Changes affecting interest only mortgage applications

Lloyds Banking Group has just made the following announcement:

"Further to the Group's strategic review of interest only lending, we would like to update you on a change affecting Halifax mortgage business.

With effect from Wednesday 6th April, the maximum loan to value for all new mortgages where all or some of the lending is on an interest only basis will be 75%. This will also be applicable to any existing customers that wish to port their mortgage.

This change will ensure that the interest only lending policy is aligned across all mortgage brands within Lloyds Banking Group"

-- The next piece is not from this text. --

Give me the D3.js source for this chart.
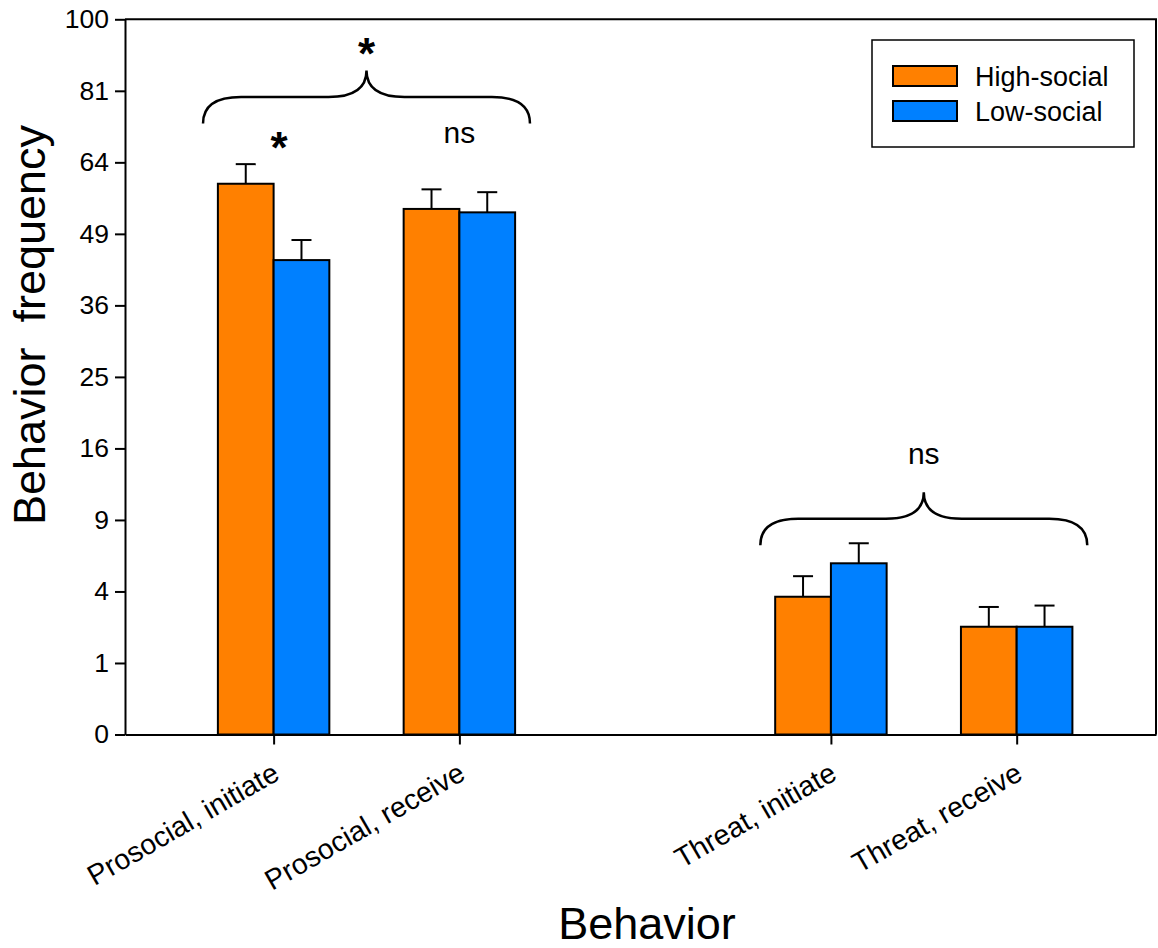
<!DOCTYPE html>
<html>
<head>
<meta charset="utf-8">
<script src="https://cdn.jsdelivr.net/npm/d3@7"></script>
<style>
  body { margin: 0; background: #fff; }
  text { font-family: "Liberation Sans", Arial, sans-serif; fill: #000; }
  .axis path, .axis line { stroke: #000; stroke-width: 2; }
</style>
</head>
<body>
<div id="chart"></div>
<script>
const categories = ["Prosocial, initiate", "Prosocial, receive", "Threat, initiate", "Threat, receive"];
const positions = [1, 2, 4, 5];
const series = ["High-social", "Low-social"];
const highMean = [59.3, 54.0, 3.71, 2.27];
const highUpper = [63.6, 58.1, 4.90, 3.18];
const lowMean = [44.0, 53.3, 5.73, 2.27];
const lowUpper = [47.8, 57.5, 7.15, 3.25];
const yTicks = [0, 1, 4, 9, 16, 25, 36, 49, 64, 81, 100];

// significance marks
const braces = [
    {x0: 0.62, x1: 2.38, base: 73, label: "*"},
    {x0: 3.62, x1: 5.38, base: 7.0, label: "ns"}
];
const pairLabels = [
    {x: 1.03, value: 68.5, label: "*"},
    {x: 2.0, value: 68.5, label: "ns"}
];

const width = 1158;
const height = 948;
const margin = {top: 19.3, left: 125, right: 2, bottom: 213.5};

const svg = d3.select("#chart")
    .append("svg")
    .attr("width", width)
    .attr("height", height);

const xScale = d3.scaleLinear()
    .domain([0.2, 5.75])
    .range([margin.left, width - margin.right]);
const yScale = d3.scaleSqrt()
    .domain([0, 100])
    .range([height - margin.bottom, margin.top]);
const colorScale = d3.scaleOrdinal()
    .domain(series)
    .range(["#ff8000", "#0080ff"]);

const barW = xScale(1.3) - xScale(1);

// frame (top + right)
svg.append("path")
    .attr("d", `M${margin.left},${margin.top}H${width - margin.right}V${height - margin.bottom}`)
    .attr("fill", "none")
    .attr("stroke", "#000")
    .attr("stroke-width", 2);

const rows = [];
categories.forEach(function(c, i) {
    rows.push({cat: c, pos: positions[i], s: series[0], mean: highMean[i], upper: highUpper[i], side: -1});
    rows.push({cat: c, pos: positions[i], s: series[1], mean: lowMean[i], upper: lowUpper[i], side: 0});
});

// error bars (upper only)
const err = svg.append("g").attr("stroke", "#000").attr("stroke-width", 2);
rows.forEach(function(d) {
    let cx = xScale(d.pos) + d.side * barW + barW / 2;
    err.append("line")
        .attr("x1", cx).attr("x2", cx)
        .attr("y1", yScale(d.mean)).attr("y2", yScale(d.upper));
    err.append("line")
        .attr("x1", cx - 10).attr("x2", cx + 10)
        .attr("y1", yScale(d.upper)).attr("y2", yScale(d.upper));
});

svg.selectAll("rect.bar")
    .data(rows)
    .enter()
    .append("rect")
        .attr("class", "bar")
        .attr("x", function(d) { return xScale(d.pos) + d.side * barW; })
        .attr("y", function(d) { return yScale(d.mean); })
        .attr("width", barW)
        .attr("height", function(d) { return yScale(0) - yScale(d.mean); })
        .attr("fill", function(d) { return colorScale(d.s); })
        .attr("stroke", "#000")
        .attr("stroke-width", 2);

const yAxis = svg.append("g")
    .attr("class", "axis")
    .attr("transform", `translate(${margin.left},0)`)
    .call(d3.axisLeft(yScale).tickValues(yTicks).tickSize(10).tickSizeOuter(0).tickPadding(6));
yAxis.selectAll("text").style("font-size", "26.5px");

const xAxis = svg.append("g")
    .attr("class", "axis")
    .attr("transform", `translate(0,${height - margin.bottom})`)
    .call(d3.axisBottom(xScale).tickValues(positions)
        .tickFormat(function(d, i) { return categories[i]; })
        .tickSize(10).tickSizeOuter(0));
xAxis.selectAll("text")
    .style("font-size", "28.5px")
    .attr("text-anchor", "end")
    .attr("y", 0).attr("dy", 0)
    .attr("transform", "translate(7,44) rotate(-30)");

// braces
braces.forEach(function(b) {
    let x0 = xScale(b.x0), x1 = xScale(b.x1), cx = (x0 + x1) / 2;
    let yE = yScale(b.base), yF = yE - 26.5, yP = yE - 53;
    let r = 38;
    svg.append("path")
        .attr("d", `M${x0},${yE}Q${x0},${yF} ${x0 + r},${yF}L${cx - r},${yF}Q${cx},${yF} ${cx},${yP}` +
            `Q${cx},${yF} ${cx + r},${yF}L${x1 - r},${yF}Q${x1},${yF} ${x1},${yE}`)
        .attr("fill", "none")
        .attr("stroke", "#000")
        .attr("stroke-width", 2.5);
    svg.append("text")
        .attr("x", cx)
        .attr("y", b.label == "*" ? yP - 1.5 : yP - 28)
        .attr("text-anchor", "middle")
        .style("font-size", b.label == "*" ? "44px" : "30px")
        .style("font-weight", b.label == "*" ? "bold" : "normal")
        .text(b.label);
});

pairLabels.forEach(function(p) {
    let isStar = p.label == "*";
    svg.append("text")
        .attr("x", xScale(p.x))
        .attr("y", yScale(p.value) + (isStar ? 20 : 0))
        .attr("text-anchor", "middle")
        .style("font-size", isStar ? "44px" : "30px")
        .style("font-weight", isStar ? "bold" : "normal")
        .text(p.label);
});

// legend
const legend = svg.append("g").attr("transform", "translate(872,40)");
legend.append("rect")
    .attr("width", 262).attr("height", 107)
    .attr("fill", "#fff").attr("stroke", "#000").attr("stroke-width", 1.5);
series.forEach(function(s, i) {
    legend.append("rect")
        .attr("x", 21).attr("y", 26 + i * 35)
        .attr("width", 64).attr("height", 20)
        .attr("fill", colorScale(s)).attr("stroke", "#000").attr("stroke-width", 2);
    legend.append("text")
        .attr("x", 103).attr("y", 46 + i * 35)
        .style("font-size", "27px")
        .text(s);
});

// axis titles
svg.append("text")
    .attr("x", 647)
    .attr("y", 939)
    .attr("text-anchor", "middle")
    .style("font-size", "45px")
    .text("Behavior");
svg.append("text")
    .attr("transform", "rotate(-90)")
    .attr("x", -325)
    .attr("y", 45)
    .attr("text-anchor", "middle")
    .style("font-size", "45px")
    .text("Behavior\u00a0\u00a0frequency");
</script>
</body>
</html>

This follows on from a policy change in October 2010 whereby only the following are acceptable sources of repayment and lists what documentation is required:

Endowments 
Copy of the latest projection statement dated within the last 12 months 

Stocks & Shares ISA
Copy of the latest investment statement dated within the last 12 months  
                                   
Unit Trusts/Open Ended Investment Companies (OEICs)
Copy of the latest investment statement dated within the last 12 months

Pensions
Copy of the latest projection statement dated within the last 12 months        
                                             
Investment Bonds                                     
Copy of the latest investment statement dated in the last 12 months

UK Stocks & Shares 
Copy of the share valuation on date of assessment        
                               
Savings (UK Sterling)
Copy of passbook/statement of balance
within the last 12 months                                           
     
      

Sale of Second Home (UK)  
Property details, amount of any mortgage debt and mortgage provider. (Property valuation and land registry search carried out by us if needed e.g. if the property is unencumbered).

Halifax is alone at the moment in having different interest rates for interest only mortgages.